Argentina is planning at least four energy auctions this year that are expected to attract as much as $7 billion in investments as president Mauricio Macri seeks to boost generating capacity for both conventional and renewable power plants.
The country will hold two auctions for new thermal capacity, one for renewable energy and one for new transmission lines, according to Energy Minister Juan Jose Aranguren. The government is considering another one for thermal projects.
The auctions are part of Argentina’s efforts to revive its economy and make its power grid more reliable. They follow similar events last year that are expected to result in $6.5 billion in investment in the country’s power industry.
“We want to maintain the virtuous cycle of public, open auctions, then national and international capital can collaborate to improve Argentina’s electric system reliability and to reduce costs of generation,” Aranguren said in an interview in Buenos Aires on Thursday. “We have also to ensure the expansion of the transmission system in parallel to the new generation capacity.”
Argentina announced in January plans to increase electricity rates for domestic consumers by as much as 149 percent in two stages, in a bid to reduce subsidies and cut the primary fiscal deficit to 4.2 percent of gross domestic product this year. The first took effect in February and the next is set for November, to help utilities invest in the grid and prevent blackouts in Buenos Aires, Aranguren said.
As much as 6.5 gigawatts of new capacity will be added to the grid over the next three years, according to Bloomberg New Energy Finance. That includes 3.6 gigawatts powered by fossil fuels and 2.8 gigawatts from renewable sources other than large hydropower.
The renewable-energy auction will be in July or August, Aranguren said. Companies that won contracts to deliver electricity in earlier auctions are still seeking financing to build projects. About 3 gigawatts of renewable power projects were auctioned in 2016.
“There are a lot of people looking for financing now,” he said. “If we do the next one too soon, before new projects already auctioned are structured, we might generate a bottleneck on the financing side.”
Argentina has set an ambitious goal of boosting its clean energy consumption to 8 percent by the end of this year, from about 1 percent now, and 20 percent by 2025. The main mechanism to achieve these goals is its RenovAr renewable energy auction program. More than 60 percent of Argentina’s energy comes from fossil fuels, according to Bloomberg New Energy Finance.

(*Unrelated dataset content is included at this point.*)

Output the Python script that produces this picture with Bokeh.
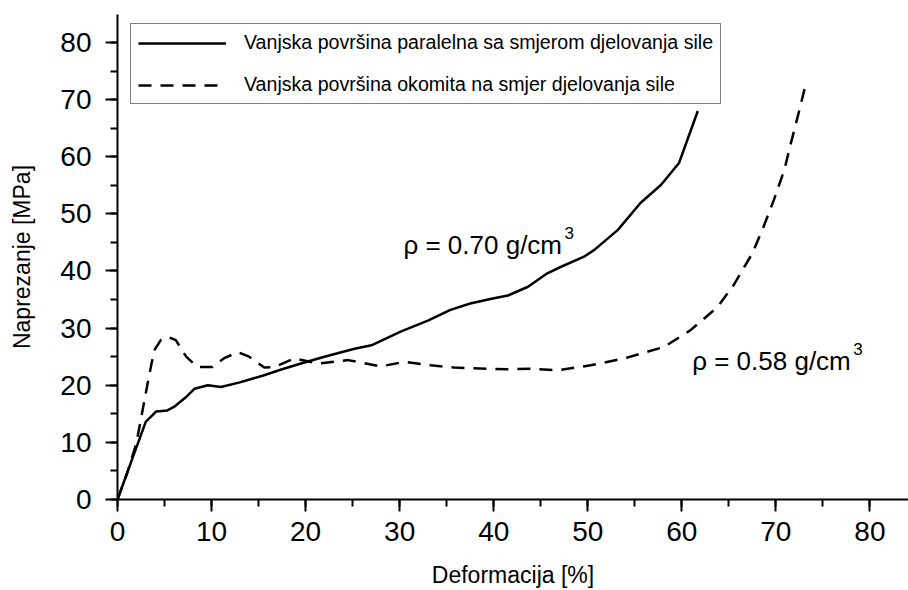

A lack of transmission lines in Argentina may hamper the outcome of the next clean-energy auction, as most of the country’s transmission capacity was filled by projects from the first two events last year, according to Bloomberg New Energy Finance. Limited transmission nodes in areas with good wind and solar sources may drive up prices in the next auctions.
There’s enough transmission capacity for projects already awarded, and Argentina will need to add 5,000 kilometers (3,100 miles) of transmission lines in the next three years, Aranguren said.
“New power transmission lines are necessary to follow the expansion of generation capacity,” he said.